■ WHAT THE TASK REQUIRES ■
Find the string "chart" in the data, then copy every line where it is found.

(Records with drawing code)
## BEGIN

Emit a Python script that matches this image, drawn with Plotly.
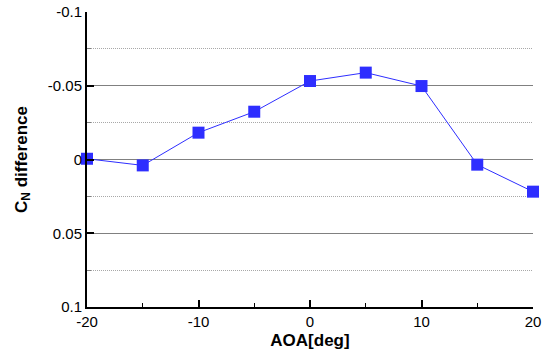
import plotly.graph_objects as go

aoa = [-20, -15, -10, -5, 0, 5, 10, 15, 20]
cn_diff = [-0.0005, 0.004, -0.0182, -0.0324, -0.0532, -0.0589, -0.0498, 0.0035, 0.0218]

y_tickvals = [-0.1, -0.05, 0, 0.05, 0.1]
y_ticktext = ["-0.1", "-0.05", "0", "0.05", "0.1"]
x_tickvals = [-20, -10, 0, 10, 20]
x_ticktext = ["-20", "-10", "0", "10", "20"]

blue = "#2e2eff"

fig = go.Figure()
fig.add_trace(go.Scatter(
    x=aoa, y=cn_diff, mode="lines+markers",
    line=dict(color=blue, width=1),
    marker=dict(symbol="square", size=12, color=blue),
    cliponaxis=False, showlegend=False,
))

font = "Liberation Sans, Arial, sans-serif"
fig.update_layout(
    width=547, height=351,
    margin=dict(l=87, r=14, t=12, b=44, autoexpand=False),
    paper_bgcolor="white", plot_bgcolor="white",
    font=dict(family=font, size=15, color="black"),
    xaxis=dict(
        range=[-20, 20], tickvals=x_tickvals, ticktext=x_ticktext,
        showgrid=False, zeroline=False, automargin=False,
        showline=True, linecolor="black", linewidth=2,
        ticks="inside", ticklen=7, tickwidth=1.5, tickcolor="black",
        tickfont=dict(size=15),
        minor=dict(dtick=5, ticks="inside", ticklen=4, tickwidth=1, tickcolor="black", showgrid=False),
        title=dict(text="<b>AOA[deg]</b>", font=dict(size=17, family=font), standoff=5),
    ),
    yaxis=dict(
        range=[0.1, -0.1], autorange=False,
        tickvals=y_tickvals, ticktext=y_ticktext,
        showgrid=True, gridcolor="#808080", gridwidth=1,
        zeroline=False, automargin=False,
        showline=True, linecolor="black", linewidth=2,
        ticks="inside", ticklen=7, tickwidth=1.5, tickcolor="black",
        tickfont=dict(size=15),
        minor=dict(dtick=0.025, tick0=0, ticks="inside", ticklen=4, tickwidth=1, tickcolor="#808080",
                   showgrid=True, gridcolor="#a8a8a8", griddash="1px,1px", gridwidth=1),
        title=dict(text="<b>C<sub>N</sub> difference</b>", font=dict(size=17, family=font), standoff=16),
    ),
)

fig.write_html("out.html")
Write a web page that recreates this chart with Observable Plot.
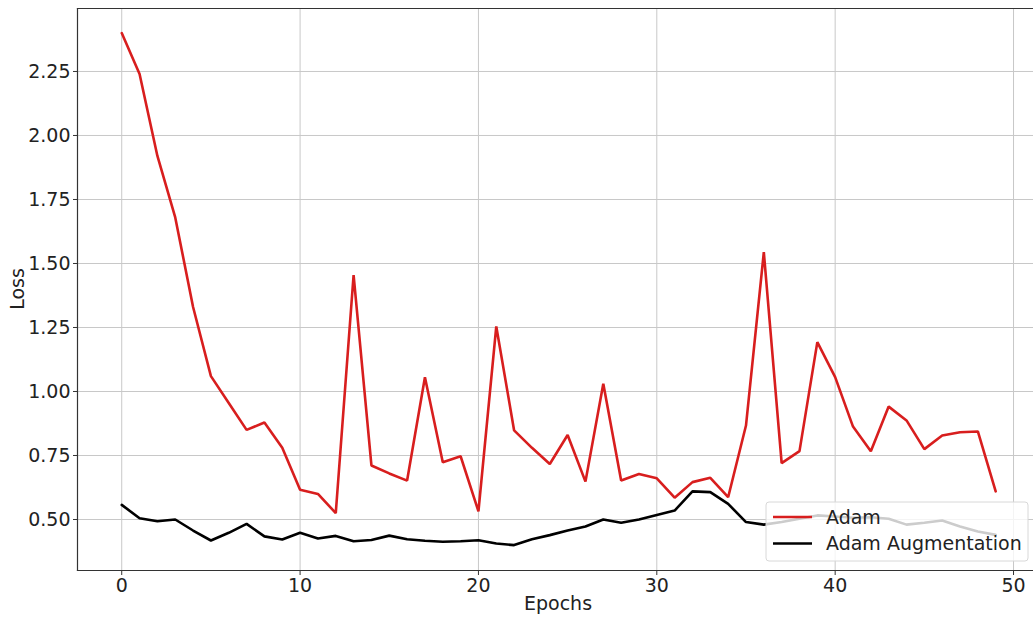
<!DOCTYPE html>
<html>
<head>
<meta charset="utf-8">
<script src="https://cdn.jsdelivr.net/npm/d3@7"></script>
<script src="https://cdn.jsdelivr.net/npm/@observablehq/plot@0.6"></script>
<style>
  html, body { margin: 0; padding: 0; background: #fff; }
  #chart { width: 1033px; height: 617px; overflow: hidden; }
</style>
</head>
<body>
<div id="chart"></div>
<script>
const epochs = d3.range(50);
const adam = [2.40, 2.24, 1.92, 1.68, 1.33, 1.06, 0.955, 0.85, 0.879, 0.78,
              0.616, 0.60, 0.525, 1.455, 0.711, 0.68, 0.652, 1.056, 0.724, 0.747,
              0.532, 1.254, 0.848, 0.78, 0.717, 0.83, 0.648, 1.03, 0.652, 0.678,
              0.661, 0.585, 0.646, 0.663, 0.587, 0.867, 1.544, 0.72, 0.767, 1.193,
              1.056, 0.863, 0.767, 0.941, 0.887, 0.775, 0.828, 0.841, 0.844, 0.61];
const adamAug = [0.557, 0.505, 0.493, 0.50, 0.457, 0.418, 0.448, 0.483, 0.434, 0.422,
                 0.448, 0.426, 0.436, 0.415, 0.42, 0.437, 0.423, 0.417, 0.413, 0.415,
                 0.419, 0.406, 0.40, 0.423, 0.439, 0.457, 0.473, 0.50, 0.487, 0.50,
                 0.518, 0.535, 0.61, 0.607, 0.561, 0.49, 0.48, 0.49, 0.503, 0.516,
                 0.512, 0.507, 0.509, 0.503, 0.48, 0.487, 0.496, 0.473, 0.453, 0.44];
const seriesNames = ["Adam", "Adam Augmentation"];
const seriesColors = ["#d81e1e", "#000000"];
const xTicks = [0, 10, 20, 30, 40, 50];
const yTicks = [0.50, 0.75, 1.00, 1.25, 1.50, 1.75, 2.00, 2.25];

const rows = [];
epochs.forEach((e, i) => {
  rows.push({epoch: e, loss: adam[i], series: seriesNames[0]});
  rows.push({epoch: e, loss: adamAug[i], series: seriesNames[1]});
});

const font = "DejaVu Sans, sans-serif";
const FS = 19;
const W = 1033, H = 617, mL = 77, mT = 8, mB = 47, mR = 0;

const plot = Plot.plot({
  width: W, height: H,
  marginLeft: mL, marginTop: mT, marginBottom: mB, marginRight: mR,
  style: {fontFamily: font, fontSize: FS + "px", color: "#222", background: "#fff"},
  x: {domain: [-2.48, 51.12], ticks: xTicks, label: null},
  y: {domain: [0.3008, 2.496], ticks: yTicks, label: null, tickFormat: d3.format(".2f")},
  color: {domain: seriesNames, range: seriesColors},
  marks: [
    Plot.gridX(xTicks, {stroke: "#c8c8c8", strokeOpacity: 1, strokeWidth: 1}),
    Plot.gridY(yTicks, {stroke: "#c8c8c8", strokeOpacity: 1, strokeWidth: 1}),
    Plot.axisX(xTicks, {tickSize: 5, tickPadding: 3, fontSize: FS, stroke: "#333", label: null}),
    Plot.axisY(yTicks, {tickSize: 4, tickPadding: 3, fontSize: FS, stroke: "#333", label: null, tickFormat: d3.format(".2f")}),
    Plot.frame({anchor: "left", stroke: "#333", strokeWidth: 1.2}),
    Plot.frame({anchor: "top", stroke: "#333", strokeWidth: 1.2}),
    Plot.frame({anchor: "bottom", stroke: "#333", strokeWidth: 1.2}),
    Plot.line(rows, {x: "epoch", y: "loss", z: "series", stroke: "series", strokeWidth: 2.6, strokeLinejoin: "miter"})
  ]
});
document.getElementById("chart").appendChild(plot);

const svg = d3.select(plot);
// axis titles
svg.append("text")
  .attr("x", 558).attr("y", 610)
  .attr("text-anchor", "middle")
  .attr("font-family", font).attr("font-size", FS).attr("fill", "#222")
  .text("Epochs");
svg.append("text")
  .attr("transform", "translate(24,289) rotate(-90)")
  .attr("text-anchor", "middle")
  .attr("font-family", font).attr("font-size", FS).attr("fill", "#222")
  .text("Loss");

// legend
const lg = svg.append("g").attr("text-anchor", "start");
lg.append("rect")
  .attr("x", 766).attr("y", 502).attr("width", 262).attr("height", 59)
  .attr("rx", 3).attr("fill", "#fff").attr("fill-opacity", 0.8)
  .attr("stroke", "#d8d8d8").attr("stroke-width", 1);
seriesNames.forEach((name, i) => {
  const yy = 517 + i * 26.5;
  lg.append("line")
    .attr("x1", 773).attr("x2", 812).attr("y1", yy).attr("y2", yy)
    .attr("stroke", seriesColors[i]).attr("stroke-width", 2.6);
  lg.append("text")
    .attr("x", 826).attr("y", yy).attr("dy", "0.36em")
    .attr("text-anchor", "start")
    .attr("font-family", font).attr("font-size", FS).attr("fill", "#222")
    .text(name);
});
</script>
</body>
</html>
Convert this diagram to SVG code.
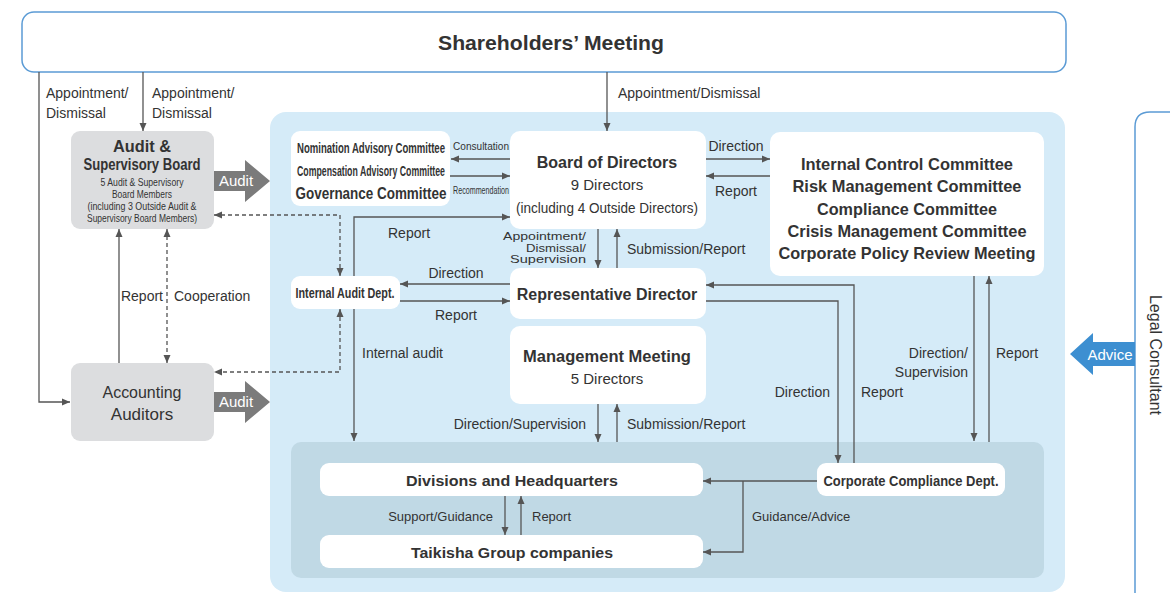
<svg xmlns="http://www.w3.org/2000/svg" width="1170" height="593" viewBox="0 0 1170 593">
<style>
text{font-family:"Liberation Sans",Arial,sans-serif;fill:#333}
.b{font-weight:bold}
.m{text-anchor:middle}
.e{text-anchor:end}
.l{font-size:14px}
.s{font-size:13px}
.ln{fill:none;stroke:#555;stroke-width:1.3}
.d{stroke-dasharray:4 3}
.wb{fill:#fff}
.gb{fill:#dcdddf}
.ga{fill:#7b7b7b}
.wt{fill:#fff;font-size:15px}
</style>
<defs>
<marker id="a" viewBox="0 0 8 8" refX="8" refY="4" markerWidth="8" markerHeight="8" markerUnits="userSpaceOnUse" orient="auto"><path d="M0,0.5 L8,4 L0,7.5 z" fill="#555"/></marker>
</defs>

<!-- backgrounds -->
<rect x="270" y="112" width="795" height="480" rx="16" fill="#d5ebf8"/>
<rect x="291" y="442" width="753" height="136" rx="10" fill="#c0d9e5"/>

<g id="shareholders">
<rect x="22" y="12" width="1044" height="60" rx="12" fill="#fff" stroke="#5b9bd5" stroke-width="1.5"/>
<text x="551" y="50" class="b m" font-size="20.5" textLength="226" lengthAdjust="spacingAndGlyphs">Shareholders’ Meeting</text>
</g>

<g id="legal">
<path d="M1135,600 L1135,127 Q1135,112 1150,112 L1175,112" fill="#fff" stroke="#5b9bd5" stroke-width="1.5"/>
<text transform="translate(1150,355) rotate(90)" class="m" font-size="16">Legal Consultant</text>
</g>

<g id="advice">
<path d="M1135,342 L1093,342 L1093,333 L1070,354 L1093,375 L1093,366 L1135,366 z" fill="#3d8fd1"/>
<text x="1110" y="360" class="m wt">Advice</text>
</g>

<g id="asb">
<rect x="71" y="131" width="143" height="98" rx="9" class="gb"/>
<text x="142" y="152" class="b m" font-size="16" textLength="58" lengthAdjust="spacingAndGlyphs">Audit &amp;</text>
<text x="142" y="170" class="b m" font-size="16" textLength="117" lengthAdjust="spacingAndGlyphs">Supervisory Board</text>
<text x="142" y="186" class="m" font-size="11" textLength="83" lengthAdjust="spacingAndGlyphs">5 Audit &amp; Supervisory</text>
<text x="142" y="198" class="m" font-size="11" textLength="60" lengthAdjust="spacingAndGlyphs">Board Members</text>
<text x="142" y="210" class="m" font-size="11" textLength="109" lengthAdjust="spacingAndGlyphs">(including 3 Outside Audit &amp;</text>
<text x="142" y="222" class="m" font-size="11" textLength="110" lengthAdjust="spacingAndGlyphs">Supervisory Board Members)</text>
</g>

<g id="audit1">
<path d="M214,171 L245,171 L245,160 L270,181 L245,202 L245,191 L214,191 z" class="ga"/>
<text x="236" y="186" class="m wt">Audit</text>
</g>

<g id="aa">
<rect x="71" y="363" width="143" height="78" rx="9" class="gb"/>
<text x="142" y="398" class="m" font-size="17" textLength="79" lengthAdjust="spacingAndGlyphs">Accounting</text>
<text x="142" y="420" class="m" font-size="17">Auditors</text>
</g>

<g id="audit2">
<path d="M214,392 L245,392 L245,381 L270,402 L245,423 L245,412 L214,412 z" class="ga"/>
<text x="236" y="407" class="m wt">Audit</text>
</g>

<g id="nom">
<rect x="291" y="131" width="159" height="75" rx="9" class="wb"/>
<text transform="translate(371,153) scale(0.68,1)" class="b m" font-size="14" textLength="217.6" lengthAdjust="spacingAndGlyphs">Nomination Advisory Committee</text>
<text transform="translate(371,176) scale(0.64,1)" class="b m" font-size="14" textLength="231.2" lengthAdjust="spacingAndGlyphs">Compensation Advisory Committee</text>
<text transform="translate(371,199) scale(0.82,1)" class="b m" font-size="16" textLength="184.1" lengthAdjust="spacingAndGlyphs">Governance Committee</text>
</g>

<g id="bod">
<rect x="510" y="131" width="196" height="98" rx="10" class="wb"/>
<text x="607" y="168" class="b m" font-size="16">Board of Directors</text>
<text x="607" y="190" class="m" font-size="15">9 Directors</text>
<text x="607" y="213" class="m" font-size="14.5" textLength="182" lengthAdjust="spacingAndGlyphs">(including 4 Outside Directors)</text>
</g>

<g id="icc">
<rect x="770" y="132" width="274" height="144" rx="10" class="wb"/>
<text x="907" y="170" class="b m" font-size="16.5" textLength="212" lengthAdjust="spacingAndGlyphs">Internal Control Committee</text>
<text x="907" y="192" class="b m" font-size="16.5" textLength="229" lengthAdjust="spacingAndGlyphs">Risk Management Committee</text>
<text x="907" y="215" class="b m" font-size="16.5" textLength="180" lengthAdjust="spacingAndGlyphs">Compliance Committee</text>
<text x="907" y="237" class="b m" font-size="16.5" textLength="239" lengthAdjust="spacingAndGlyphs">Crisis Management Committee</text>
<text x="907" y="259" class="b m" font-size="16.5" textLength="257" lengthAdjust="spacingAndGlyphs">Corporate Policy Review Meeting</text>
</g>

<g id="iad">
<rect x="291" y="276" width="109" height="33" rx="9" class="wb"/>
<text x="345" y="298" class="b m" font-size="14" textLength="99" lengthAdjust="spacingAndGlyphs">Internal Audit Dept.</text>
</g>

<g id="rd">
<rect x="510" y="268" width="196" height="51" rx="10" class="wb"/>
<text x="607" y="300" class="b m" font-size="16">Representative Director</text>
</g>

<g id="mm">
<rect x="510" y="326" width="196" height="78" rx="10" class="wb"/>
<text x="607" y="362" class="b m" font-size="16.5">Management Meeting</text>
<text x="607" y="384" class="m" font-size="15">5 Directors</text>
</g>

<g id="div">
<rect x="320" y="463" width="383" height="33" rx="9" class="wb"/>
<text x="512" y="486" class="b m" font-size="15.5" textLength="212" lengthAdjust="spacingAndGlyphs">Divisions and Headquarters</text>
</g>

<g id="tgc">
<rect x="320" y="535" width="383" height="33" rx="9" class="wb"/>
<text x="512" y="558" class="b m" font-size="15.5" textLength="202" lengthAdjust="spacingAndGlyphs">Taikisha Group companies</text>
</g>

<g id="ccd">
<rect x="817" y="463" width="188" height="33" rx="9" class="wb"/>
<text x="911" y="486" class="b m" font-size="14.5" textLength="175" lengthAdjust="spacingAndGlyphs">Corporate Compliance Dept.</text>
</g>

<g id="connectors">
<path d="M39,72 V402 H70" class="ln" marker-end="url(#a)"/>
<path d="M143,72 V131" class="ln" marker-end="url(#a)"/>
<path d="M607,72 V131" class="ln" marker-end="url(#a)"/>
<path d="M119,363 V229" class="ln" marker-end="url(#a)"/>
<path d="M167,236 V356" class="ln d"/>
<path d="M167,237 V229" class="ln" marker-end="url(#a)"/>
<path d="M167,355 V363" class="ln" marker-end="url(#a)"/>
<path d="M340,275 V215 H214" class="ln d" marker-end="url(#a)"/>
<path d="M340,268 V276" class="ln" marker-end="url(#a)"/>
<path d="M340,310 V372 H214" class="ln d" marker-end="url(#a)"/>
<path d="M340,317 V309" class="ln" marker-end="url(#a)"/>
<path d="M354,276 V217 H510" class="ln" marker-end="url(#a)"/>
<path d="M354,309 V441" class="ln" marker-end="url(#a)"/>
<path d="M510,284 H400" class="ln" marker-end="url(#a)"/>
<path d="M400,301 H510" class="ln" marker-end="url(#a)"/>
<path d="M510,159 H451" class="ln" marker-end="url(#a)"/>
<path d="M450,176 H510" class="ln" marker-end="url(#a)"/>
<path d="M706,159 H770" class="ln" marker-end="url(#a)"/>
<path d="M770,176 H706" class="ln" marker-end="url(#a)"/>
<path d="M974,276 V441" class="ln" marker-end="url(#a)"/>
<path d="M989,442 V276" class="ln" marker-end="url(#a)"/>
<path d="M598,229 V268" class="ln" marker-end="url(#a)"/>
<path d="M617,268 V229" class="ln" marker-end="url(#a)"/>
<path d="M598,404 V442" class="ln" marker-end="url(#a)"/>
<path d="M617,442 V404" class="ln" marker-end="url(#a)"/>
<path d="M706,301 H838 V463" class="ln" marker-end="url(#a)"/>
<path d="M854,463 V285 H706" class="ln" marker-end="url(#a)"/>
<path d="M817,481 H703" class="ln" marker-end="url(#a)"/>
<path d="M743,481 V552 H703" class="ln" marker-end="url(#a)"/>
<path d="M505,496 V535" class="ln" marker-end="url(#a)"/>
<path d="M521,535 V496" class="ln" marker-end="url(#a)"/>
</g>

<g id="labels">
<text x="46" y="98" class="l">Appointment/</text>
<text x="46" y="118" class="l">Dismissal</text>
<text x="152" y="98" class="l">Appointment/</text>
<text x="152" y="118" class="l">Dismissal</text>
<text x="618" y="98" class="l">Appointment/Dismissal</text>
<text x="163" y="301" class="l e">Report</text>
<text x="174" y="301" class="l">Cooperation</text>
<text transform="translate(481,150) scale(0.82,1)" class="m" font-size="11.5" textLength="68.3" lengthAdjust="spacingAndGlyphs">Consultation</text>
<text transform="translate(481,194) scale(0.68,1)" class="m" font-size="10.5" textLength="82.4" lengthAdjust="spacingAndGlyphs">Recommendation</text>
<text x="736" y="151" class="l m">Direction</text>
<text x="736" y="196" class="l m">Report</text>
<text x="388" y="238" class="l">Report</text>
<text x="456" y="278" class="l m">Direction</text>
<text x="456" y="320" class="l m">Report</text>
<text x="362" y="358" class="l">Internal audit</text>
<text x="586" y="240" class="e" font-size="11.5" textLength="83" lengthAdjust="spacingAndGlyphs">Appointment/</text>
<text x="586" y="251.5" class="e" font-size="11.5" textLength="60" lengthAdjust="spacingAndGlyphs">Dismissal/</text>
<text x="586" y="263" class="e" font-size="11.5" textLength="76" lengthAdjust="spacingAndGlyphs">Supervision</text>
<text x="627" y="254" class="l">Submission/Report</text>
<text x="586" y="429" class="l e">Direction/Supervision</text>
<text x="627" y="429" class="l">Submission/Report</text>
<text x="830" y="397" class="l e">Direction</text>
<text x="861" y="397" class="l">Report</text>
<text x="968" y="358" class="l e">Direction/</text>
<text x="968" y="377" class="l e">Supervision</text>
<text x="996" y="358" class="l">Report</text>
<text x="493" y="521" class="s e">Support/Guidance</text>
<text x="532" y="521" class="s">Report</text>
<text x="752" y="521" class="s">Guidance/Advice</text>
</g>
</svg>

## END

■ RESPONSE TO THE EXERCISE ■
Write a web page that recreates this chart with Observable Plot.
  #chart { width: 1033px; height: 617px; overflow: hidden; }
<div id="chart"></div>
document.getElementById("chart").appendChild(plot);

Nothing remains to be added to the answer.